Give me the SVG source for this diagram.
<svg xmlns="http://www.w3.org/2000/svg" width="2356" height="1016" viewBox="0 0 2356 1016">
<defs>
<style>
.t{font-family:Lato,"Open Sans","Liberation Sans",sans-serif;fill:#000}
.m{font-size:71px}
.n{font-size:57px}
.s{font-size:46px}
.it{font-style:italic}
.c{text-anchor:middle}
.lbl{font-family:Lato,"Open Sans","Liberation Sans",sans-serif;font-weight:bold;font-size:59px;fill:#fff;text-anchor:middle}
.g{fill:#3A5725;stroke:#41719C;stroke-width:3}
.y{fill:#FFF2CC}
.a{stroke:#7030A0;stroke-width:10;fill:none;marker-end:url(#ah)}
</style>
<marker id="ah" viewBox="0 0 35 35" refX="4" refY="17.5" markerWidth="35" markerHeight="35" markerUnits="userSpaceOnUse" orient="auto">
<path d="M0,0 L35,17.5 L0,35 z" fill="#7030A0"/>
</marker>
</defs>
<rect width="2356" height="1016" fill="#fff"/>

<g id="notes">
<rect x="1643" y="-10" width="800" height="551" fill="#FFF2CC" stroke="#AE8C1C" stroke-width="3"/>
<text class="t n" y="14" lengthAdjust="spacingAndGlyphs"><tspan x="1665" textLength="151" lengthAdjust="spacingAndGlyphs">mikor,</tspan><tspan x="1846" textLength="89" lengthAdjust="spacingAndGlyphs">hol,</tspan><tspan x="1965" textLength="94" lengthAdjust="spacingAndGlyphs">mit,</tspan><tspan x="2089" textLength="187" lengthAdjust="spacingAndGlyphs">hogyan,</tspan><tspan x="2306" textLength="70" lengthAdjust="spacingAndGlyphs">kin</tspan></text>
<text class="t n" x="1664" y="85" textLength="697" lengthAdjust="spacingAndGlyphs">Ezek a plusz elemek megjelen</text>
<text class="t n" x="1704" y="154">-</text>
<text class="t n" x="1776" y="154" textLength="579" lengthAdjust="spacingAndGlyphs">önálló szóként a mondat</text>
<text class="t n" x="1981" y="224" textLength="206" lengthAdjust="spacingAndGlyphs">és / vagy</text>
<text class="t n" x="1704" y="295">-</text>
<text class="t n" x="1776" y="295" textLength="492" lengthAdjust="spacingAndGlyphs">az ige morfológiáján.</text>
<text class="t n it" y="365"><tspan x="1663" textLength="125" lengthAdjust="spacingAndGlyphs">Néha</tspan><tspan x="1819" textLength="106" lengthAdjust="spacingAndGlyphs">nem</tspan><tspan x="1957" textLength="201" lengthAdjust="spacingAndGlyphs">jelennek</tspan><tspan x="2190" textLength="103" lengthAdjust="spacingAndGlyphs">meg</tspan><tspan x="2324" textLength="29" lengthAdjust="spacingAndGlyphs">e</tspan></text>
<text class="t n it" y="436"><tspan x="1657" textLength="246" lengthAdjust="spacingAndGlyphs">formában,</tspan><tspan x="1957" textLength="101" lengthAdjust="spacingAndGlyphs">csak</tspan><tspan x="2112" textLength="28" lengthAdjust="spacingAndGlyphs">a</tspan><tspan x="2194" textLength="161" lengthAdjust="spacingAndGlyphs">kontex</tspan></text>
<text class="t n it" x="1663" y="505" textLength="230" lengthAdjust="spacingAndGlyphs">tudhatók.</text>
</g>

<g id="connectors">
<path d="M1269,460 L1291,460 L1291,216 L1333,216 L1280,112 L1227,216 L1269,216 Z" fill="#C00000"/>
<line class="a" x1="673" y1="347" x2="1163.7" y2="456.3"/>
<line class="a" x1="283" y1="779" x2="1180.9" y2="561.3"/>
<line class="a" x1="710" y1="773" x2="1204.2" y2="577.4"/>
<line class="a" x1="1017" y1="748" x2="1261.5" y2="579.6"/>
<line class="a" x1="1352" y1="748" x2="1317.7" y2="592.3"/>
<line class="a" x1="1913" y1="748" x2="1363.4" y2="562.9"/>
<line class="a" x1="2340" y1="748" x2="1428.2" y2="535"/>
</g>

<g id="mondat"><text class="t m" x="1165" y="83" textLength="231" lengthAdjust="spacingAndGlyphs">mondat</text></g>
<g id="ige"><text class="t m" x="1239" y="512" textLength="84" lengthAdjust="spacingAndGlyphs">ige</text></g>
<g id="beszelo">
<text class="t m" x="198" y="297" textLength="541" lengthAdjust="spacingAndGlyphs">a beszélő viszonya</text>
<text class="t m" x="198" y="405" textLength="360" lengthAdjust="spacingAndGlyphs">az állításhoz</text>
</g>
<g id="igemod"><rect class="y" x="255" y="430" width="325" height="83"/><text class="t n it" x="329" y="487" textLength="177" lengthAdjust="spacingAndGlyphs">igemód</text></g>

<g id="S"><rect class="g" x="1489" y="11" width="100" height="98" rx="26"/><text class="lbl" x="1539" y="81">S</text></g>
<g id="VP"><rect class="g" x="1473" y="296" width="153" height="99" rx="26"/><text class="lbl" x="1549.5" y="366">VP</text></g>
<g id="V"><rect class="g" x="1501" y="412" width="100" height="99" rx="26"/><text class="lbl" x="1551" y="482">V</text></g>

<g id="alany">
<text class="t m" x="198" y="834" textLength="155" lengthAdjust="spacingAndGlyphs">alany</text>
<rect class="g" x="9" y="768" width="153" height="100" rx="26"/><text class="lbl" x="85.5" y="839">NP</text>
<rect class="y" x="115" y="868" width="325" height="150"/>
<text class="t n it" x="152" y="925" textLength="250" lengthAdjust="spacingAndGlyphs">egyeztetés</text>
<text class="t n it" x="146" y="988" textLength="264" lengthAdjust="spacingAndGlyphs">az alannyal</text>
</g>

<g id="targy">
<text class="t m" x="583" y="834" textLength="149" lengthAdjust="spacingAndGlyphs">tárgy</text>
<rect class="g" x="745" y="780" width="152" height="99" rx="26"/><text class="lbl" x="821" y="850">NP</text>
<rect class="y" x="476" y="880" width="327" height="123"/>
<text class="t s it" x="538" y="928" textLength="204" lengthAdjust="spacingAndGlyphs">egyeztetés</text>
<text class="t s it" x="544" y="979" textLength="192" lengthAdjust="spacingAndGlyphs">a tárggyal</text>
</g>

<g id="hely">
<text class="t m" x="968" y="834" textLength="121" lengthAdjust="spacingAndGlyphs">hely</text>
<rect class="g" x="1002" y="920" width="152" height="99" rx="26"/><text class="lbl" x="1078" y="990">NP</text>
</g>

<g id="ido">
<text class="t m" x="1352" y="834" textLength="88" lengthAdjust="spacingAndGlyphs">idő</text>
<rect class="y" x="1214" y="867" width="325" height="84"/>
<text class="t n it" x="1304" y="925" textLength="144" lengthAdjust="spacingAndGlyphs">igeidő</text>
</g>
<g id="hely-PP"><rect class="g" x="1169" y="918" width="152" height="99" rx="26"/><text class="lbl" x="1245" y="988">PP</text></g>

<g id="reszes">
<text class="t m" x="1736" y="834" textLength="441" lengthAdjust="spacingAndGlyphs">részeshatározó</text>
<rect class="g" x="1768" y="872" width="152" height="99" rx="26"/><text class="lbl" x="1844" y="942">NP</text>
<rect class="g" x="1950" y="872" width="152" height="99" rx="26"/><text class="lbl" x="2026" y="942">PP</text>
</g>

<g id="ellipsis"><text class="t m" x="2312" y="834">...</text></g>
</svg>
□ □ □ □ □ □ □
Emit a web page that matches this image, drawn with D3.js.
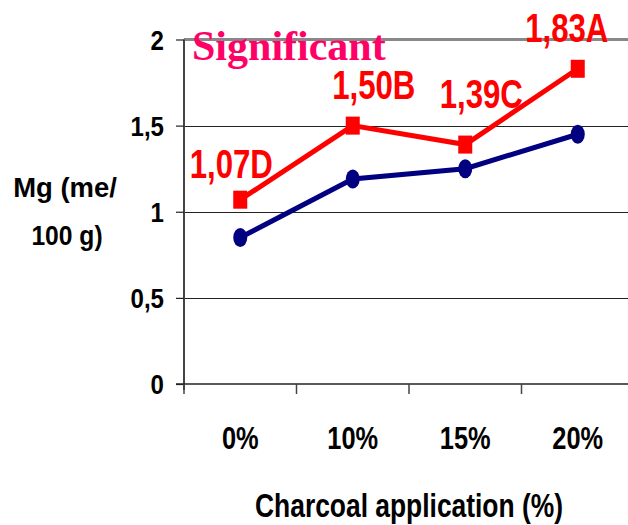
□ □ □ □ □ □ □
Tally the lines in the listing that hold "this" and report the number alone.

**Final answer:** 2